Девушка взглянула на мать. Та пришла бы в ужас, если бы обнаружила в шкафу Клары, в чемодане под старым шерстяным костюмом, новомодные украшения, заколки из перьев и платья с бахромой. Рут, словно прочитав ее мысли, фыркнула и отвернулась к окну, поджав губы. Отец поднял брови и, пожевывая сигару, постучал серебряной зажигалкой по столу. Он, как обычно, был одет в деловой костюм в тонкую полоску. Над его верхней губой изгибались густые, как у моржа, усы.

— В чем дело, я спрашиваю? — повторил он.

Клара разжала кулаки и сцепила пальцы на животе, стараясь унять дрожь.

— Можно с тобой поговорить? — робко спросила она.

Мать что-то прошипела и, шурша юбками, подошла к окну. Она отдернула занавеску и притворилась, будто смотрит на улицу.

Отец вытащил сигару изо рта.

— Если про завтрашний вечер, — сказал он, — то тут не о чем говорить. Праздник состоится, как планировалось.

Клара сглотнула. От волнения у нее свело живот.

— Конечно! — согласилась она. — И это правильно! Вы с мамой так давно не отмечали годовщину свадьбы.

Мать тут же отвернулась от окна.

— Ты прекрасно знаешь, зачем мы позвали гостей, — сказала она. — Все это для тебя! И Джеймса! Я впервые за много лет захотела что-то отпраздновать.

Клара разжала губы, пытаясь изобразить улыбку.

— Я знаю, мама, — сказала она. — Спасибо. Ты так старалась. Но я…

— Ты хоть понимаешь, как тебе повезло, что такой человек, как Джеймс, хочет на тебе жениться? — воскликнула мать.

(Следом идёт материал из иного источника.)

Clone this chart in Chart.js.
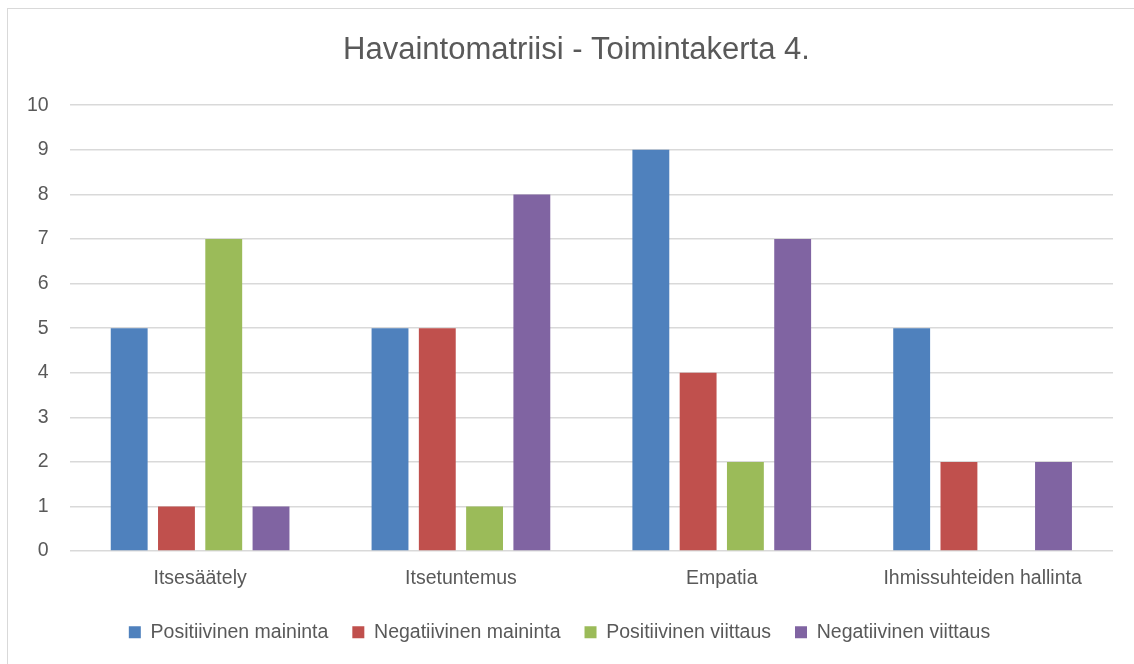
<!DOCTYPE html>
<html>
<head>
<meta charset="utf-8">
<script src="https://cdn.jsdelivr.net/npm/chart.js@4/dist/chart.umd.min.js"></script>
<style>
  html, body { margin: 0; padding: 0; background: #fff; overflow: hidden; }
  #frame { position: absolute; left: 7px; top: 8px; width: 1200px; height: 700px; border: 1.5px solid #D9D9D9; box-sizing: border-box; }
  #wrap { position: absolute; left: 0; top: 0; width: 1134px; height: 664px; }
</style>
</head>
<body>
<div id="frame"></div>
<div id="wrap"><canvas id="c" width="1134" height="664"></canvas></div>
<script>
const categories = ["Itsesäätely", "Itsetuntemus", "Empatia", "Ihmissuhteiden hallinta"];
const seriesNames = ["Positiivinen maininta", "Negatiivinen maininta", "Positiivinen viittaus", "Negatiivinen viittaus"];
const positiivinenMaininta = [5, 5, 9, 5];
const negatiivinenMaininta = [1, 5, 4, 2];
const positiivinenViittaus = [7, 1, 2, 0];
const negatiivinenViittaus = [1, 8, 7, 2];
const colors = ["#4F81BD", "#C0504D", "#9BBB59", "#8064A2"];
const yTicks = [0, 1, 2, 3, 4, 5, 6, 7, 8, 9, 10];

const FONT = "'Liberation Sans Narrow', 'Arial Narrow', 'Liberation Sans', sans-serif";
const values = [positiivinenMaininta, negatiivinenMaininta, positiivinenViittaus, negatiivinenViittaus];

const shiftTitle = {
  id: 'shiftTitle',
  afterLayout(chart) {
    if (chart.titleBlock) { chart.titleBlock.left += 34; }
  }
};

new Chart(document.getElementById('c'), {
  type: 'bar',
  data: {
    labels: categories,
    datasets: seriesNames.map((n, i) => ({
      label: n,
      data: values[i],
      backgroundColor: colors[i],
      borderWidth: 0,
      categoryPercentage: 0.725,
      barPercentage: 0.78
    }))
  },
  plugins: [shiftTitle],
  options: {
    responsive: false,
    animation: false,
    devicePixelRatio: 1,
    layout: { padding: { left: 6, right: 21, top: 10, bottom: 12 } },
    plugins: {
      title: {
        display: true,
        text: 'Havaintomatriisi - Toimintakerta 4.',
        color: '#595959',
        font: { family: FONT, size: 31, weight: 'normal' },
        padding: { top: 22, bottom: 36 }
      },
      legend: {
        position: 'bottom',
        labels: {
          color: '#595959',
          font: { family: FONT, size: 19.5 },
          boxWidth: 12,
          boxHeight: 12,
          padding: 24
        }
      },
      tooltip: { enabled: false }
    },
    scales: {
      x: {
        grid: { display: false },
        border: { display: false },
        ticks: { color: '#595959', font: { family: FONT, size: 19.5 }, padding: 8 }
      },
      y: {
        min: 0, max: 10,
        afterBuildTicks: (s) => { s.ticks = yTicks.map(v => ({ value: v })); },
        grid: { color: '#D9D9D9', lineWidth: 1.5, drawTicks: false },
        border: { display: false },
        ticks: { color: '#595959', font: { family: FONT, size: 19.5 }, padding: 21 }
      }
    }
  }
});
</script>
</body>
</html>
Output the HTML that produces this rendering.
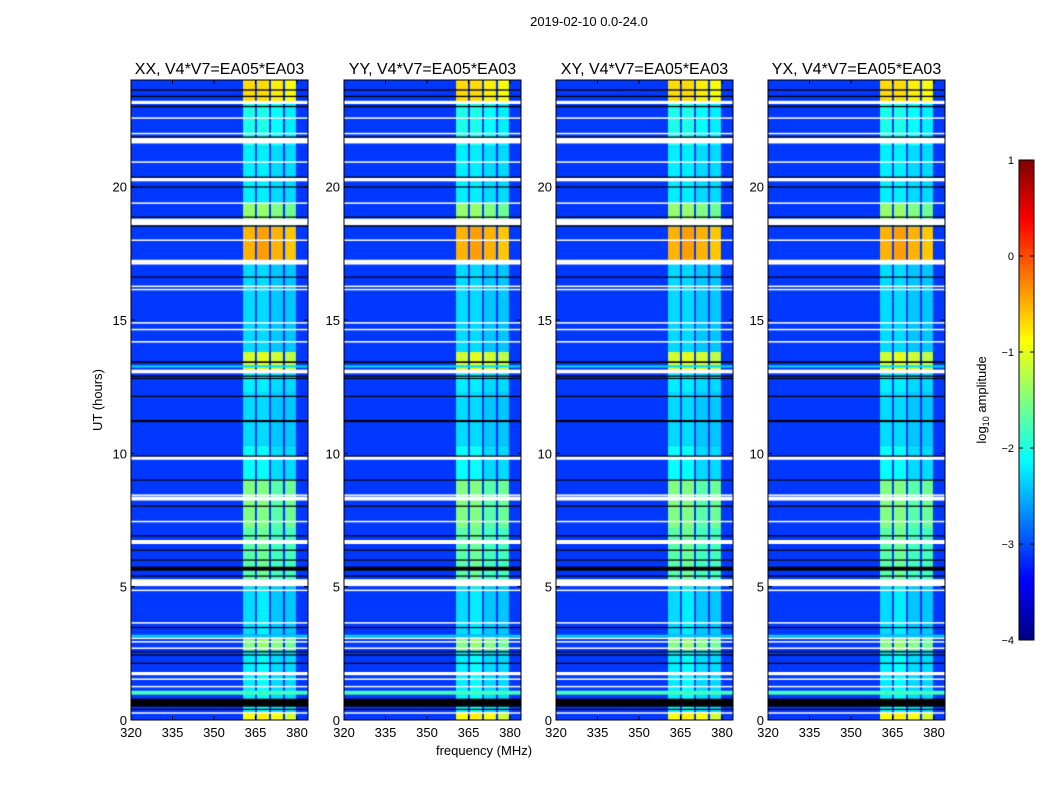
<!DOCTYPE html>
<html><head><meta charset="utf-8">
<style>
body{margin:0;background:#fff;font-family:"Liberation Sans",sans-serif;}
#root{position:relative;width:1050px;height:800px;overflow:hidden;background:#fff;}
canvas{position:absolute;}
svg{position:absolute;left:0;top:0;}
</style></head>
<body>
<div id="root">
<svg id="svg" width="1050" height="800"></svg>
</div>
<script>
// ---- data ----
const panelTitles = ["XX, V4*V7=EA05*EA03","YY, V4*V7=EA05*EA03","XY, V4*V7=EA05*EA03","YX, V4*V7=EA05*EA03"];
const xTicks = [320,335,350,365,380];
const yTicks = [0,5,10,15,20];
const cbTicks = [1,0,-1,-2,-3,-4];
const subbands = [[360.5,364.8],[365.5,369.9],[370.6,374.9],[375.7,379.6]];
const bgLevel = -3.1;
const segStart = [0,0.3,2.6,3.2,5.0,7.2,9.0,10.3,12.3,13.0,13.8,17.2,18.5,19.4,21.5,23.2];
const segEnd   = [0.3,2.6,3.2,5.0,7.2,9.0,10.3,12.3,13.0,13.8,17.2,18.5,19.4,21.5,23.2,24];
const segBand  = [
 [-0.9,-0.8,-0.9,-1.1],[-2.2,-2.1,-2.3,-2.3],[-1.5,-1.4,-1.5,-1.6],[-2.3,-2.2,-2.4,-2.4],
 [-1.7,-1.6,-1.8,-1.8],[-1.5,-1.5,-1.7,-1.6],[-2.1,-2.1,-2.3,-2.3],[-2.3,-2.3,-2.4,-2.4],
 [-2.2,-2.2,-2.3,-2.3],[-1.1,-1.0,-1.1,-1.2],[-2.3,-2.3,-2.4,-2.4],[-0.5,-0.4,-0.5,-0.6],
 [-1.4,-1.4,-1.5,-1.6],[-2.2,-2.2,-2.3,-2.3],[-2.0,-2.0,-2.1,-2.2],[-0.7,-0.7,-0.8,-0.9]];
const stripeStart = [13.22,3.1,0.95];
const stripeEnd   = [13.30,3.2,1.1];
const stripeLevel = [-2.3,-2.4,-1.8];
const whiteStart = [23.10,22.55,21.98,21.62,20.90,20.20,19.37,18.55,17.98,17.08,16.25,16.13,14.88,14.63,14.17,13.00,9.76,8.42,8.23,7.43,6.60,5.02,4.85,3.63,3.05,2.92,2.68,1.68,1.52,1.24,0.25];
const whiteEnd   = [23.22,22.60,22.02,21.84,20.95,20.33,19.41,18.80,18.02,17.26,16.29,16.17,14.92,14.67,14.21,13.14,9.89,8.46,8.38,7.47,6.75,5.28,4.89,3.67,3.09,2.96,2.72,1.80,1.56,1.28,0.29];
const blackStart = [23.60,23.36,22.98,21.84,20.34,19.97,18.84,18.50,16.59,13.39,12.87,12.79,12.12,11.17,9.88,8.98,8.00,6.89,6.35,5.98,5.60,5.38,3.45,2.54,2.42,2.11,0.50,0.38];
const blackEnd   = [23.65,23.41,23.03,21.88,20.38,20.01,18.88,18.55,16.63,13.45,12.92,12.83,12.16,11.25,9.92,9.02,8.04,6.93,6.39,6.02,5.75,5.42,3.49,2.58,2.46,2.15,0.80,0.42];

// ---- layout ----
const panelX=[131,344,556,768], PW=177, PT=80, PH=640;
const fx = f => (f-320)*(166/60);
const hy = h => PH - h*(PH/24);
function jet(v){ // v in [-4,1]
  let t=(v+4)/5; t=Math.max(0,Math.min(1,t));
  const r=Math.max(0,Math.min(1,1.5-Math.abs(4*t-3)));
  const g=Math.max(0,Math.min(1,1.5-Math.abs(4*t-2)));
  const b=Math.max(0,Math.min(1,1.5-Math.abs(4*t-1)));
  return `rgb(${Math.round(r*255)},${Math.round(g*255)},${Math.round(b*255)})`;
}
const root=document.getElementById('root');
const svg=document.getElementById('svg');
const NS='http://www.w3.org/2000/svg';
function el(tag,attrs,parent){const e=document.createElementNS(NS,tag);for(const k in attrs)e.setAttribute(k,attrs[k]);(parent||svg).appendChild(e);return e;}
function txt(x,y,s,size,anchor,extra){const t=el('text',Object.assign({x:x,y:y,'font-size':size,'text-anchor':anchor||'middle','font-family':'Liberation Sans, sans-serif',fill:'#000'},extra||{}));t.textContent=s;return t;}

const sup = txt(589,26,"2019-02-10 0.0-24.0",13);



panelX.forEach((px,pi)=>{
  const c=document.createElement('canvas');
  c.width=PW;c.height=PH;c.style.left=px+'px';c.style.top=PT+'px';
  
  
  root.insertBefore(c,svg);
  const ctx=c.getContext('2d');
  ctx.fillStyle=jet(bgLevel);ctx.fillRect(0,0,PW,PH);
  segStart.forEach((s,i)=>{
    const y0=hy(segEnd[i]), y1=hy(s);
    subbands.forEach((sb,j)=>{
      ctx.fillStyle=jet(segBand[i][j]);
      ctx.fillRect(fx(sb[0]),y0,fx(sb[1])-fx(sb[0]),y1-y0);
    });
  });
  stripeStart.forEach((s,i)=>{ctx.fillStyle=jet(stripeLevel[i]);const y0=hy(stripeEnd[i]);ctx.fillRect(0,y0,PW,hy(s)-y0);});
  whiteStart.forEach((s,i)=>{ctx.fillStyle='#fff';const y0=hy(whiteEnd[i]);ctx.fillRect(0,y0,PW,Math.max(1.5,hy(s)-y0));});
  blackStart.forEach((s,i)=>{ctx.fillStyle='#000';const y0=hy(blackEnd[i]);ctx.fillRect(0,y0,PW,Math.max(1.2,hy(s)-y0));});

  const g=el('g',{});
  
  
  el('rect',{x:px,y:PT,width:PW,height:PH,fill:'none',stroke:'#000','stroke-width':1},g);
  const tt=txt(px+PW/2,74,panelTitles[pi],16,'middle');
  
  
  xTicks.forEach(v=>{
    const x=px+fx(v);
    el('line',{x1:x,y1:PT+PH,x2:x,y2:PT+PH-4,stroke:'#000'},g);
    el('line',{x1:x,y1:PT,x2:x,y2:PT+4,stroke:'#000'},g);
    const t=txt(x,PT+PH+17,String(v),13,'middle');
    
    
  });
  yTicks.forEach(v=>{
    const y=PT+hy(v);
    el('line',{x1:px,y1:y,x2:px+4,y2:y,stroke:'#000'},g);
    el('line',{x1:px+PW,y1:y,x2:px+PW-4,y2:y,stroke:'#000'},g);
    const t=txt(px-4,y+5,String(v),13,'end');
    
    
  });
});

const yl=txt(0,0,"UT (hours)",13,'middle',{transform:'translate(102,400) rotate(-90)'});


const xl=txt(484,755,"frequency (MHz)",13,'middle');



// colorbar
const CBX=1019,CBY=160,CBW=15,CBH=480;
const cb=document.createElement('canvas');
cb.width=CBW;cb.height=CBH;cb.style.left=CBX+'px';cb.style.top=CBY+'px';


root.insertBefore(cb,svg);
const cctx=cb.getContext('2d');
for(let i=0;i<CBH;i++){cctx.fillStyle=jet(1-5*i/CBH);cctx.fillRect(0,i,CBW,1);}
el('rect',{x:CBX,y:CBY,width:CBW,height:CBH,fill:'none',stroke:'#000'});
cbTicks.forEach(v=>{
  const y=CBY+(1-v)/5*CBH;
  el('line',{x1:CBX,y1:y,x2:CBX+4,y2:y,stroke:'#000'});
  el('line',{x1:CBX+CBW,y1:y,x2:CBX+CBW-4,y2:y,stroke:'#000'});
  const t=txt(CBX-5,y+4,(v<0?'\u2212':'')+Math.abs(v),11,'end');
  
  
});
const cl=el('text',{x:0,y:0,'font-size':13,'text-anchor':'middle','font-family':'Liberation Sans, sans-serif',transform:'translate(986,400) rotate(-90)'});
cl.innerHTML='log<tspan font-size="9" dy="3">10</tspan><tspan dy="-3"> amplitude</tspan>';


</script>
</body></html>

«Ну надо же! — подумала Клара. — Ведь у меня столько недостатков и изъянов, что ни один нормальный человек не захочет взять меня в жены. А может, мама, так оно и есть? Джеймс не нормальный человек. Он жестокий и развратный негодяй. Впрочем, тебе плевать, лишь бы сбыть меня с рук. Главное, разлучить меня с Бруно».

Клара шагнула к отцовскому столу. Ее щеки разрумянились, а глаза наполнились слезами.

— Отец, — сказала она, — я не хочу выходить замуж. Тем более за Джеймса.

Он встал и вдавил сигарету в пепельницу. Толстые пальцы покраснели от того, с какой силой он это сделал.

— Клара, — заявил он, — мы это уже обсуждали. Мы с твоей матерью считаем…

— А что я считаю, разве не важно? — крикнула Клара. Ее сердце разрывалось на части. — Разве не важно, чего я хочу?

— Ты слишком молода и сама не знаешь, чего хочешь, — отрезал отец.

— Нет, — возразила Клара, глядя ему в глаза, — это не так. Я уже говорила. Я хочу учиться в колледже. — Она надеялась, что эта причина поможет уговорить родителей отменить помолвку. Или хотя бы отложить. Когда-то она собиралась поступить в колледж, чтобы стать секретарем или медсестрой и уйти от родителей. Она хотела сама зарабатывать себе на жизнь. Но теперь Клара мечтала о другом. Впервые в жизни она почувствовала чью-то любовь и заботу и больше всего на свете хотела жить с Бруно, выйти за него замуж. — Лиллиан будет учиться в колледже, — решилась она, понимая, что для отца это не убедительный аргумент.

— Да мне плевать, что делают твои подружки! — побагровев, заявил он.

— Мы не собираемся платить кучу денег, которые заработали тяжелым трудом, чтобы сплавить единственную дочь в колледж, где она сможет курить, пить и обжиматься на вечеринках! — завизжала мать.

Клара закатила глаза и насмешливо фыркнула. Скорее всего, мать напугала популярная песенка: «Она не пила, она не курила — она ведь в колледж не ходила!» Ну конечно, что еще от нее ждать!

— Мама, девушки поступают в колледж не для этого, — сказала Клара.